__Given request__: Can you copy out the data exactly? Leave the images out.

__Dataset excerpt__:
════════════════════

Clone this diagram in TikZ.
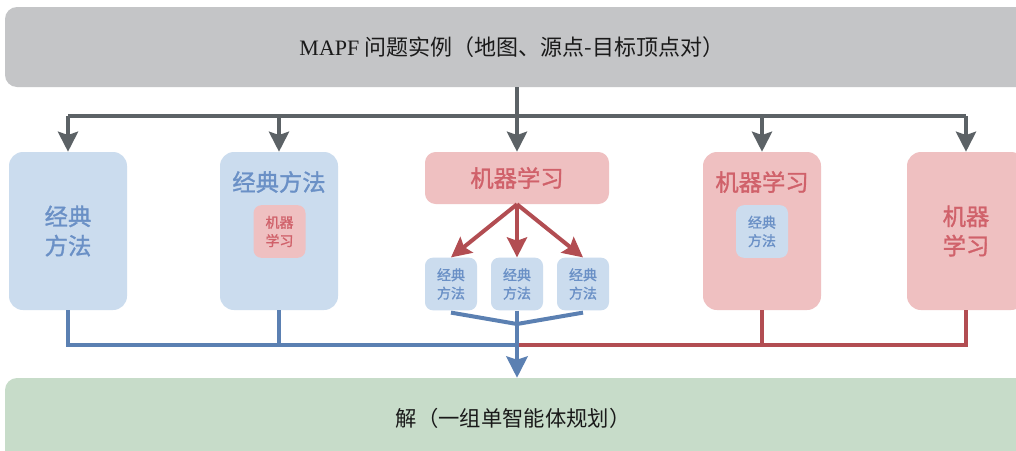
\documentclass[tikz,border=0pt]{standalone}
\usepackage{fontspec}
\setmainfont{Liberation Serif}
\newfontfamily\cjk{Noto Sans CJK SC}
\newfontfamily\cjkm[FakeBold=1.3]{Noto Sans CJK SC}
\usetikzlibrary{arrows.meta}
\definecolor{gbox}{HTML}{C4C5C7}
\definecolor{gline}{HTML}{5C6266}
\definecolor{bfill}{HTML}{CBDCEE}
\definecolor{btext}{HTML}{6A90C6}
\definecolor{bline}{HTML}{5B80B2}
\definecolor{rfill}{HTML}{EFC0C1}
\definecolor{rtext}{HTML}{D0616A}
\definecolor{rline}{HTML}{B24D52}
\definecolor{gnfill}{HTML}{C7DCC9}
\definecolor{dtext}{HTML}{1A1A1A}
\tikzset{
  bigbox/.style={rounded corners=10.5pt, minimum width=88.5pt, minimum height=118.5pt, inner sep=0pt, align=center},
  bluebig/.style={bigbox, fill=bfill},
  redbig/.style={bigbox, fill=rfill},
  bigfont/.style={font=\cjkm\fontsize{17.5}{22}\selectfont},
  smallfont/.style={font=\cjkm\fontsize{10.5}{13.8}\selectfont},
  smallbox/.style={rounded corners=6pt, minimum width=39pt, minimum height=39.5pt, inner sep=0pt, align=center, smallfont},
  bluesmall/.style={smallbox, fill=bfill, text=btext},
  redsmall/.style={smallbox, fill=rfill, text=rtext},
  widebox/.style={rounded corners=9pt, minimum width=772.5pt, inner sep=0pt},
  bluetxt/.style={text=btext, bigfont, align=center, inner sep=0pt},
  redtxt/.style={text=rtext, bigfont, align=center, inner sep=0pt},
  blacktxt/.style={text=dtext, inner sep=0pt},
  glin/.style={draw=gline, line width=3pt},
  garr/.style={glin, -{Stealth[length=15pt,width=15pt,inset=2.5pt]}},
  blin/.style={draw=bline, line width=3pt},
  barr/.style={blin, -{Stealth[length=16pt,width=16pt,inset=2.5pt]}},
  rlin/.style={draw=rline, line width=3pt},
  rarr/.style={rlin, -{Stealth[length=15pt,width=15pt,inset=2.5pt]}},
}
\begin{document}
\begin{tikzpicture}[x=0.75pt,y=-0.75pt]
\useasboundingbox (0,0) rectangle (1016,450);
\fill[white] (0,0) rectangle (1016,450);
\clip (0,0) rectangle (1016,450);

% top and bottom boxes
\node[widebox, fill=gbox, minimum height=60pt] (top) at (520,47) {};
\node[blacktxt] (toplbl) at (512,47) {\fontsize{16.5}{20}\selectfont MAPF {\cjk 问题实例（地图、源点-目标顶点对）}};
\node[widebox, fill=gnfill, minimum height=69pt] (bot) at (520,424) {};
\node[blacktxt] (botlbl) at (513,418) {\cjk\fontsize{16}{20}\selectfont 解（一组单智能体规划）};

% five branches
\node[bluebig, bluetxt] (b1) at (68,231) {经典\\方法};
\node[bluebig] (b2) at (279,231) {};
\node[bluetxt] (b2t) at (279,182) {经典方法};
\node[redsmall] (b2i) at (279.5,231.5) {机器\\学习};

\node[rounded corners=8pt, fill=rfill, minimum width=138pt, minimum height=39pt, inner sep=0pt, redtxt] (b3) at (517,178) {机器学习};
\node[bluesmall] (s1) at (451,284) {经典\\方法};
\node[bluesmall] (s2) at (517,284) {经典\\方法};
\node[bluesmall] (s3) at (583,284) {经典\\方法};

\node[redbig] (b4) at (762,231) {};
\node[redtxt] (b4t) at (762,182) {机器学习};
\node[bluesmall] (b4i) at (762,231.5) {经典\\方法};

\node[redbig, redtxt] (b5) at (966,231) {机器\\学习};

% gray distribution
\coordinate (hub) at (517,116);
\draw[glin] (top.south -| hub) -- (hub);
\draw[glin, line cap=butt] (hub -| b1.north) -- (hub -| b5.north);
\foreach \n in {b1,b2,b3,b4,b5}{
  \draw[garr] (hub -| \n.north) -- (\n.north);
}

% red arrows inside ML box
\draw[rarr] (b3.south) -- (s1.north);
\draw[rarr] (b3.south) -- (s2.north);
\draw[rarr] (b3.south) -- (s3.north);

% collecting lines
\coordinate (jn) at (517,345);
\draw[rlin] (b5.south) |- ([xshift=1.5pt]jn);
\draw[rlin] (b4.south) -- (b4.south |- jn);
\draw[blin] (b1.south) |- (jn);
\draw[blin] (b2.south) -- (b2.south |- jn);
\coordinate (mg) at (517,324);
\draw[blin] ([yshift=-1.5pt]s1.south) -- (mg) -- ([yshift=-1.5pt]s3.south);
\draw[barr] (s2.south) -- (s2.south |- bot.north);
\end{tikzpicture}
\end{document}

════════════════════

__Response__:
Clone this diagram in TikZ.
\documentclass[tikz,border=0pt]{standalone}
\usepackage{fontspec}
\setmainfont{Liberation Serif}
\newfontfamily\cjk{Noto Sans CJK SC}
\newfontfamily\cjkm[FakeBold=1.3]{Noto Sans CJK SC}
\usetikzlibrary{arrows.meta}
\definecolor{gbox}{HTML}{C4C5C7}
\definecolor{gline}{HTML}{5C6266}
\definecolor{bfill}{HTML}{CBDCEE}
\definecolor{btext}{HTML}{6A90C6}
\definecolor{bline}{HTML}{5B80B2}
\definecolor{rfill}{HTML}{EFC0C1}
\definecolor{rtext}{HTML}{D0616A}
\definecolor{rline}{HTML}{B24D52}
\definecolor{gnfill}{HTML}{C7DCC9}
\definecolor{dtext}{HTML}{1A1A1A}
\tikzset{
  bigbox/.style={rounded corners=10.5pt, minimum width=88.5pt, minimum height=118.5pt, inner sep=0pt, align=center},
  bluebig/.style={bigbox, fill=bfill},
  redbig/.style={bigbox, fill=rfill},
  bigfont/.style={font=\cjkm\fontsize{17.5}{22}\selectfont},
  smallfont/.style={font=\cjkm\fontsize{10.5}{13.8}\selectfont},
  smallbox/.style={rounded corners=6pt, minimum width=39pt, minimum height=39.5pt, inner sep=0pt, align=center, smallfont},
  bluesmall/.style={smallbox, fill=bfill, text=btext},
  redsmall/.style={smallbox, fill=rfill, text=rtext},
  widebox/.style={rounded corners=9pt, minimum width=772.5pt, inner sep=0pt},
  bluetxt/.style={text=btext, bigfont, align=center, inner sep=0pt},
  redtxt/.style={text=rtext, bigfont, align=center, inner sep=0pt},
  blacktxt/.style={text=dtext, inner sep=0pt},
  glin/.style={draw=gline, line width=3pt},
  garr/.style={glin, -{Stealth[length=15pt,width=15pt,inset=2.5pt]}},
  blin/.style={draw=bline, line width=3pt},
  barr/.style={blin, -{Stealth[length=16pt,width=16pt,inset=2.5pt]}},
  rlin/.style={draw=rline, line width=3pt},
  rarr/.style={rlin, -{Stealth[length=15pt,width=15pt,inset=2.5pt]}},
}
\begin{document}
\begin{tikzpicture}[x=0.75pt,y=-0.75pt]
\useasboundingbox (0,0) rectangle (1016,450);
\fill[white] (0,0) rectangle (1016,450);
\clip (0,0) rectangle (1016,450);

% top and bottom boxes
\node[widebox, fill=gbox, minimum height=60pt] (top) at (520,47) {};
\node[blacktxt] (toplbl) at (512,47) {\fontsize{16.5}{20}\selectfont MAPF {\cjk 问题实例（地图、源点-目标顶点对）}};
\node[widebox, fill=gnfill, minimum height=69pt] (bot) at (520,424) {};
\node[blacktxt] (botlbl) at (513,418) {\cjk\fontsize{16}{20}\selectfont 解（一组单智能体规划）};

% five branches
\node[bluebig, bluetxt] (b1) at (68,231) {经典\\方法};
\node[bluebig] (b2) at (279,231) {};
\node[bluetxt] (b2t) at (279,182) {经典方法};
\node[redsmall] (b2i) at (279.5,231.5) {机器\\学习};

\node[rounded corners=8pt, fill=rfill, minimum width=138pt, minimum height=39pt, inner sep=0pt, redtxt] (b3) at (517,178) {机器学习};
\node[bluesmall] (s1) at (451,284) {经典\\方法};
\node[bluesmall] (s2) at (517,284) {经典\\方法};
\node[bluesmall] (s3) at (583,284) {经典\\方法};

\node[redbig] (b4) at (762,231) {};
\node[redtxt] (b4t) at (762,182) {机器学习};
\node[bluesmall] (b4i) at (762,231.5) {经典\\方法};

\node[redbig, redtxt] (b5) at (966,231) {机器\\学习};

% gray distribution
\coordinate (hub) at (517,116);
\draw[glin] (top.south -| hub) -- (hub);
\draw[glin, line cap=butt] (hub -| b1.north) -- (hub -| b5.north);
\foreach \n in {b1,b2,b3,b4,b5}{
  \draw[garr] (hub -| \n.north) -- (\n.north);
}

% red arrows inside ML box
\draw[rarr] (b3.south) -- (s1.north);
\draw[rarr] (b3.south) -- (s2.north);
\draw[rarr] (b3.south) -- (s3.north);

% collecting lines
\coordinate (jn) at (517,345);
\draw[rlin] (b5.south) |- ([xshift=1.5pt]jn);
\draw[rlin] (b4.south) -- (b4.south |- jn);
\draw[blin] (b1.south) |- (jn);
\draw[blin] (b2.south) -- (b2.south |- jn);
\coordinate (mg) at (517,324);
\draw[blin] ([yshift=-1.5pt]s1.south) -- (mg) -- ([yshift=-1.5pt]s3.south);
\draw[barr] (s2.south) -- (s2.south |- bot.north);
\end{tikzpicture}
\end{document}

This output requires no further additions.